Najbogatszy Francuz, król paryskiej mody i luksusu - sławny biznesmen Bernard Arnault przeniósł całą swoją fortunę do Belgii. Zrobił to, by uciec przed drastyczną podwyżką podatków w ojczyźnie - alarmują nadsekwańskie media. Francuski rząd zaapelował do miliardera, by wykazał się patriotyzmem i zmienił swoją decyzję.
Francuski minister ds. ożywienia gospodarczego Arnaud Montebourg wezwał bogacza, którego fortuna szacowana jest przez amerykańskie pismo "Forbes" na 32 miliardy euro, by powtórnie przemyślał decyzje narażającą wizerunek kraju na uszczerbek. Miliarder jest bowiem właścicielem największego na świecie koncernu produkującego wyroby luksusowe LVMH - który stał się synonimem paryskiej elegancji i wyrafinowania. W jego skład wchodzą m.in. tak sławne domy mody i zakłady kosmetyczne jak Christian Dior, Givenchy, Louis Vuitton, Guerlin, Kenzo, Celine i Fendi oraz najbardziej renomowane marki szampanów, m.in. Dom Prignon, Moet & Chandon, Mercier, Krug i prestiżowe firmy jubilerskie Chaumet i Bulgari. Miliarder zapewnia, że nie ucieka przed fiskusem, ale przyznaje jednocześnie, że uważa, że w Belgii generalnie krezusi mają mniej problemów.
Już we wrześniu ubiegłego roku skandal wywołała wiadomość o tym, że "Monsieur Luksus" - jak nazywają go media - poprosił o belgijskie obywatelstwo, by nie płacić zapowiadanego przez prezydenta Francois Hollande'a 75-procentowego "antykryzysowego" podatku dochodowego. Nadsekwański lewicowy dziennik "Liberation" zamieścił wtedy na pierwszej stronie zdjęcie najbogatszego człowieka we Francji z walizką w ręku i podpisem "Zmiataj, bogaty głupku!". Miliarder potwierdził, że ubiega się o belgijskie obywatelstwo.

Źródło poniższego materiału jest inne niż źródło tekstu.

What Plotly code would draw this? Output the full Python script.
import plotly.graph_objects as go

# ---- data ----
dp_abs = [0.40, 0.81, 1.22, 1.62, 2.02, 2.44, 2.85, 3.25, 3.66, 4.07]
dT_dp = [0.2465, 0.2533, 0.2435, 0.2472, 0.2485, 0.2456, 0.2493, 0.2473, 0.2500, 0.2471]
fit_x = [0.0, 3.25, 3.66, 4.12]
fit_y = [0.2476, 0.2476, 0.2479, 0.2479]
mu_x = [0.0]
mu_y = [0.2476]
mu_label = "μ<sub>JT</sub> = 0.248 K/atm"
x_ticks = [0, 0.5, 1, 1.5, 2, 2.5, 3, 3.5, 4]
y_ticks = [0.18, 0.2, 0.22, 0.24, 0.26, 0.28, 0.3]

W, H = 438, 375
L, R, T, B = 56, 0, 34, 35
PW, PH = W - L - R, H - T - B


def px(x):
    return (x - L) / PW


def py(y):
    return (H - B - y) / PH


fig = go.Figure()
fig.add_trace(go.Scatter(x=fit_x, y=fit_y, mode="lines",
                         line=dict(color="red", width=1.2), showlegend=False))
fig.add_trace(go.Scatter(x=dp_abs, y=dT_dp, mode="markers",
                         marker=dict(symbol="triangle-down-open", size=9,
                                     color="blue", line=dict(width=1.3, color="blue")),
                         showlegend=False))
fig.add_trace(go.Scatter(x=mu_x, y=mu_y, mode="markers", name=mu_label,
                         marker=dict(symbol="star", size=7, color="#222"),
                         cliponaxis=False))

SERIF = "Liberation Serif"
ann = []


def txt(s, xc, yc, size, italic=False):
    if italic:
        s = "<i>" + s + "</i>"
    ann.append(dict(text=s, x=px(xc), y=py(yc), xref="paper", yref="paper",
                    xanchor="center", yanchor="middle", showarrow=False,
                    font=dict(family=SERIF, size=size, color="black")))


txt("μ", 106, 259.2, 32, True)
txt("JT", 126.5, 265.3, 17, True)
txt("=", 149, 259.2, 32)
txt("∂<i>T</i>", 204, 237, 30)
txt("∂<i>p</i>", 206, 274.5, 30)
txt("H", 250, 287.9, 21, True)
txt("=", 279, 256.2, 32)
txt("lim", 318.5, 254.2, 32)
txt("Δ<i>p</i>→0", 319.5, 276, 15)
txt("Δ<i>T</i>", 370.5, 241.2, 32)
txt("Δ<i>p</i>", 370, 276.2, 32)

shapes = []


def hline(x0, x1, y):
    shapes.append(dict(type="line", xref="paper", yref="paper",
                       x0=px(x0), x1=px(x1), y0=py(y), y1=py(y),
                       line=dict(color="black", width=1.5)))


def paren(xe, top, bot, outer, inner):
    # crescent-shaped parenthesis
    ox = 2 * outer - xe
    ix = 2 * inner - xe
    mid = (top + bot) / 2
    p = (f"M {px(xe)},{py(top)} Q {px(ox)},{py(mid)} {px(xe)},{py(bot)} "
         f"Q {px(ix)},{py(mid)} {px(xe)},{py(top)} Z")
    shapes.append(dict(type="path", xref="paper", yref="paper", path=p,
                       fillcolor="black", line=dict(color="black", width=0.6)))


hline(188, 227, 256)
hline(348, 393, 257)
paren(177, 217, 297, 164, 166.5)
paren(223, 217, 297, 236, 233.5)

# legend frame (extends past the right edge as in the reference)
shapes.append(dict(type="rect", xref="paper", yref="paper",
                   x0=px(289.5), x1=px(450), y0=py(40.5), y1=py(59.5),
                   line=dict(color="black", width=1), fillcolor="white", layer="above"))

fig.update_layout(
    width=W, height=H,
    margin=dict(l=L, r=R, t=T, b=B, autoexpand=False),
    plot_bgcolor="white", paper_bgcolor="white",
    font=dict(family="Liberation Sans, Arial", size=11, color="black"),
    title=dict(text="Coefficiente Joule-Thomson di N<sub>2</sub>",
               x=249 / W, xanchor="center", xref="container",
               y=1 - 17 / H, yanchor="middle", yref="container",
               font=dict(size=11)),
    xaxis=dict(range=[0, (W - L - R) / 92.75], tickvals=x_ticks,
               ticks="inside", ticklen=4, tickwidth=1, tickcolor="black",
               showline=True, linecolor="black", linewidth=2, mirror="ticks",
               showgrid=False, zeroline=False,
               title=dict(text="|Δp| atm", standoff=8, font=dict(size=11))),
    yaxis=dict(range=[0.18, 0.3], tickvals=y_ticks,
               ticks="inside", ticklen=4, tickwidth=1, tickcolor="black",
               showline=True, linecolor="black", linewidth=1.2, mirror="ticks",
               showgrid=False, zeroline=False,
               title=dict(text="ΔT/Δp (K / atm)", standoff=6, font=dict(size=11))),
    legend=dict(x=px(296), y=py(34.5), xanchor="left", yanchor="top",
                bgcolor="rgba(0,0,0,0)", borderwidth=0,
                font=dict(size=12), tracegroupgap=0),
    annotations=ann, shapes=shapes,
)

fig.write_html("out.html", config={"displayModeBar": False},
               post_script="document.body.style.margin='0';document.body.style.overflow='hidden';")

Stwierdził jednak, że nie chce uciekać przed fiskusem, ale zwiększyć inwestycje w Belgii.
Media nie wierzą temu bliskiemu przyjacielowi byłego prezydenta Nicolasa Sarkozy'ego (był on m.in. świadkiem na ślubie tego ostatniego z Carlą Bruni). Lewicowa prasa oskarża go o całkowity brak poczucia solidarności społecznej i patriotyzmu. Przypomina też, że Arnault uciekł już raz przed fiskusem. Wyemigrował na trzy lata do Stanów Zjednoczonych po zwycięstwie socjalisty Francois Mitterranda w wyborach prezydenckich w 1991 roku.

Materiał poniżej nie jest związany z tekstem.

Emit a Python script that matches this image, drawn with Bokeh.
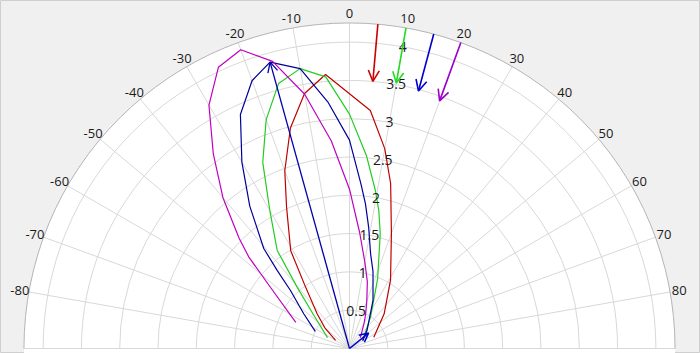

Liderzy prawicowej opozycji oskarżają Hollande'a o to, że projekt nowej stawki podatku wciągnie Francję w ślepą uliczkę i spowoduje gospodarczą katastrofę. Nałożenie na dwa lata 75-procentowego podatku dochodowego na wszystkie osoby, które zarabiają ponad milion euro rocznie sprawi, ich zdaniem, że najbogatsi inwestorzy, najlepsi sportowcy i największe gwiazdy show biznesu po prostu uciekną z ojczyzny. Na razie projekt ten został odrzucony przez francuską Radę Konstytucyjną jako niezgodny z ustawą zasadniczą. Rząd nie wycofuje się jednak z planu bolesnego uderzenia milionerów po kieszeni. Zapowiada, że nowy projekt reformy podatkowej zostanie zredagowany w taki sposób, że Rada Konstytucyjna nie będzie mogła go odrzucić.